• Given material

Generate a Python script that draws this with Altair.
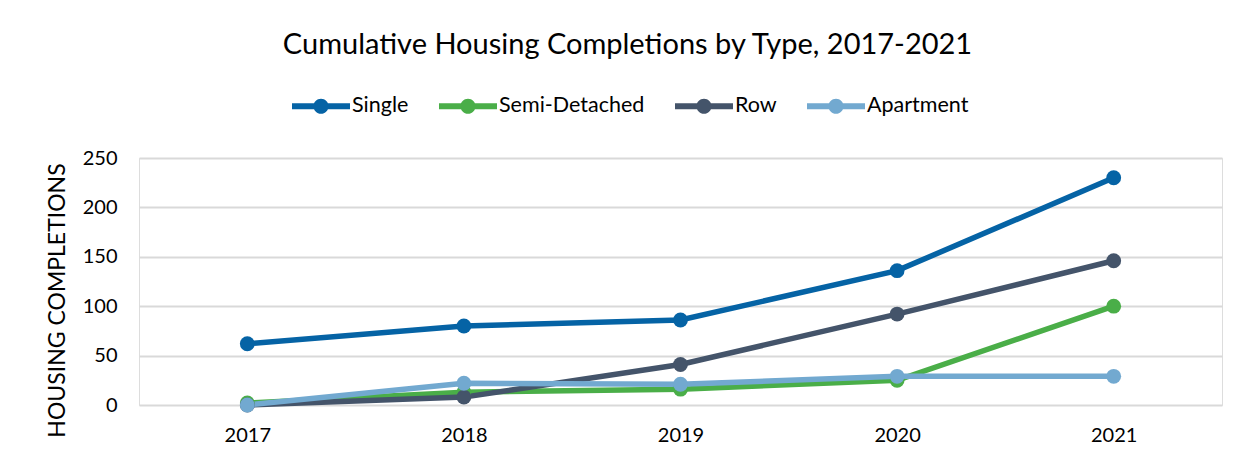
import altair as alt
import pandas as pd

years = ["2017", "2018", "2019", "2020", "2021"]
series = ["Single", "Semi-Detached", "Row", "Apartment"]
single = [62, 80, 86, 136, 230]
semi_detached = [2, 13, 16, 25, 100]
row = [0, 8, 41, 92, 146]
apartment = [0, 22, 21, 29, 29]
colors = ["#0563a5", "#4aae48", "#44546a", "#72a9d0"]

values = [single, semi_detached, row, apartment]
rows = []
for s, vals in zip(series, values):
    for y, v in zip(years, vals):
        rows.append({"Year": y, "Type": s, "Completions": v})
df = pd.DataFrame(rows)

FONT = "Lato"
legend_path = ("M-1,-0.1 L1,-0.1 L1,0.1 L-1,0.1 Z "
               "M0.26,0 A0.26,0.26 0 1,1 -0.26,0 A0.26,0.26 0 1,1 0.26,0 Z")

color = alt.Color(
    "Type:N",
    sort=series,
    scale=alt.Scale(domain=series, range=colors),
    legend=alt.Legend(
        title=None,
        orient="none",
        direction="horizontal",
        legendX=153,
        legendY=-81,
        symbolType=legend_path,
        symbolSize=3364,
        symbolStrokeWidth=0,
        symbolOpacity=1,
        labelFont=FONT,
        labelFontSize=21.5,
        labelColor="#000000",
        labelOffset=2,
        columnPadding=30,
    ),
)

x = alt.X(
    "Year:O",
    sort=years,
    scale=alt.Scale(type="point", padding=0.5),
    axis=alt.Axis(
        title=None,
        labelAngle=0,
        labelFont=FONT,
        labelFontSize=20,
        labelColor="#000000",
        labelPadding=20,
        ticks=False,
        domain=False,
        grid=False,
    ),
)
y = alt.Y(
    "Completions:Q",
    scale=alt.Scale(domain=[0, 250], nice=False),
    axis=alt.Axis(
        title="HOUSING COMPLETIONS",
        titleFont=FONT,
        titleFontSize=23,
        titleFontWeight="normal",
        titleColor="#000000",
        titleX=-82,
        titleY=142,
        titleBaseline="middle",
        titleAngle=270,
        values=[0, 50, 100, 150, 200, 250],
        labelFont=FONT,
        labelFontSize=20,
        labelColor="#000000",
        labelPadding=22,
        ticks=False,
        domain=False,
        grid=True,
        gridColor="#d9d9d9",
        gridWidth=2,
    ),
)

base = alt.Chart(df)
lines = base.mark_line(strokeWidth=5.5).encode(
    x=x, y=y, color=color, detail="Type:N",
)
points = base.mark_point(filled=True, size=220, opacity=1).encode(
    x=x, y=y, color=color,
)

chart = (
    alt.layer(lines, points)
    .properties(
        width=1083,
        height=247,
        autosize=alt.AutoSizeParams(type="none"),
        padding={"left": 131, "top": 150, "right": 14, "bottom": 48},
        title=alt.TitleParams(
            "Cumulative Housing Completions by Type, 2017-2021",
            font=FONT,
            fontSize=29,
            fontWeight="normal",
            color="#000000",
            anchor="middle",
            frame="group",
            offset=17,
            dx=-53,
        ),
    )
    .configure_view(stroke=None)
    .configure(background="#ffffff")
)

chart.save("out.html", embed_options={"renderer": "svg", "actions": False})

• Written problem
Restate exactly, please, only the lines between the start of the data and the line containing "0 1,1 -0.26,0", both ends included, skipping the pictures.

• Correct answer
Generate a Python script that draws this with Altair.
import altair as alt
import pandas as pd

years = ["2017", "2018", "2019", "2020", "2021"]
series = ["Single", "Semi-Detached", "Row", "Apartment"]
single = [62, 80, 86, 136, 230]
semi_detached = [2, 13, 16, 25, 100]
row = [0, 8, 41, 92, 146]
apartment = [0, 22, 21, 29, 29]
colors = ["#0563a5", "#4aae48", "#44546a", "#72a9d0"]

values = [single, semi_detached, row, apartment]
rows = []
for s, vals in zip(series, values):
    for y, v in zip(years, vals):
        rows.append({"Year": y, "Type": s, "Completions": v})
df = pd.DataFrame(rows)

FONT = "Lato"
legend_path = ("M-1,-0.1 L1,-0.1 L1,0.1 L-1,0.1 Z "
               "M0.26,0 A0.26,0.26 0 1,1 -0.26,0 A0.26,0.26 0 1,1 0.26,0 Z")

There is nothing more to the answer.